Kafka Dashboard
Since LogScale relies on a Kafka cluster to keep LogScale running, it's important to monitor your Kafka cluster.
Ingest Queue: Out-of-Sync Partitions
In your Kafka cluster, there will be a Kafka topic called global-events. Ingested events are sent to this queue before they are stored in LogScale. LogScale's front-end will accept ingest requests, parse them, and put them in the kafka ingest queue. LogScale's back-end processes events from the queue and stores them into the datastore.
If any of those Kafka partitions under the
humio-ingest
topic become
out-of-sync, the number of partitions will be shown here.
A healthy Kafka cluster will show none of these.
Global Events Queue: Out-of-Sync Partitions
In your Kafka cluster, there will be another Kafka topic called global-events. This widget shows the number of partitions out-of-sync on this Kafka topic.
A healthy Kafka cluster will show none of these.
TransientChatter Queue: Out Of Sync Partitions
In your Kafka cluster, the other Kafka topic is called transientChatter-events. This is used for messages between LogScale nodes within the LogScale cluster. This widget will show the number of out-of-sync partitions for that particular topic.
A healthy Kafka cluster will show none of these.
Out-of-Sync Queues
This timechart will show you if any of the three Kafka topics used by LogScale have had out-of-sync replicas.
A replica is considered to be out-of-sync or lagging when it falls
sufficiently behind the leader of the partition. The replica's lag is
measured either in terms of number of messages it's behind the leader
(replica.lag.max.messages
) or
the time for which the replica has not attempted to fetch new data
from the leader
(replica.lag.time.max.ms
).
A healthy Kafka cluster should not show any topics out-of-sync.
Kafka Topic Partitions
This table is a good reference for how the topics and each of its partitions currently look in a Kafka cluster. You can also view this table by going to the Cluster Administration page in the LogScale User Interface and clicking on the Kafka Cluster page. It can show you this information in more detail.
For a healthy system, ideally you should see all partitions with
topic_is_in_sync
set
to true
, as well as having the
topic_replicas
having the same
set of nodes listed as
topic_in_sync_replicas
.
Ingest Queue Put Response Times 75th Percentile (Millis)
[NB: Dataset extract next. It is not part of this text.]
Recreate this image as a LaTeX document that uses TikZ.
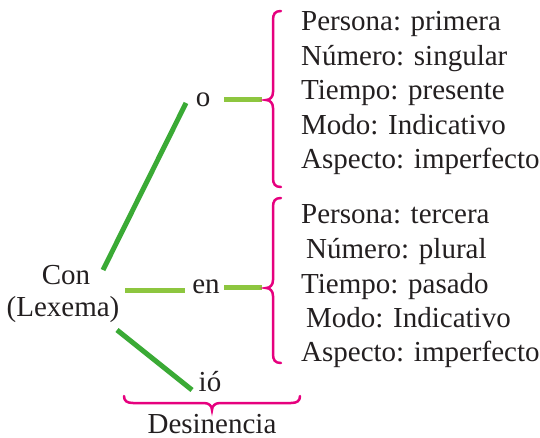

This is a timechart of the metric
kafka-ingestqueue-put
, which is
the time from adding an event to the ingest queue to getting an ack
back.
Ingest Queue: Uncompressed Bytes Written
This is a timechart of the metric
ingest-writer-uncompressed-bytes
.
It shows the number of bytes per second written to Kafka before being
compressed in the ingest queue. This is timechart shows the
distribution across LogScale hosts.
Ingest Queue Request Size 75th Percentiles
This timechart uses the metric which shows the number of bytes written to Kafka after compression for events in the ingest queue.
Global Requests per Second
LogScale uses Kafka to move its
global-data-snapshot.json
file
between nodes to ensure each LogScale node is always up-to-date. This
timechart uses the metric
global-publish-wait-for-value
,
which shows the time spent from pushing an update to the global
snapshot to see the value being read back from Kafka.
The timechart then shows the number of these requests being made per second per LogScale host.
Global Transactions per Second
LogScale's
global-data-snapshot.json
describes key information about the LogScale cluster. When changes are
made to the cluster, this can require an update to Global. This
timechart shows the names of the different functions that make a
change to the
global-data-snapshot.json
file.
Global Time Blocked Waiting for Write (P75) (Millis)
This uses the same metric as the Global Requests per Second time chart, but in this case it looks at the maximum 75th percentile of requests being made.
Lag Reading Ingest Queue
This timechart uses Kafka's metric
record-lag-max
, which is the
difference in messages between consumer's log offset pulling off the
ingest queue and the producer's current log offset when sending to the
ingest queue. This timechart shows this record lag for each Kafka
partition.
A healthy system should ideally have all partitions at 0, but spikes are fine.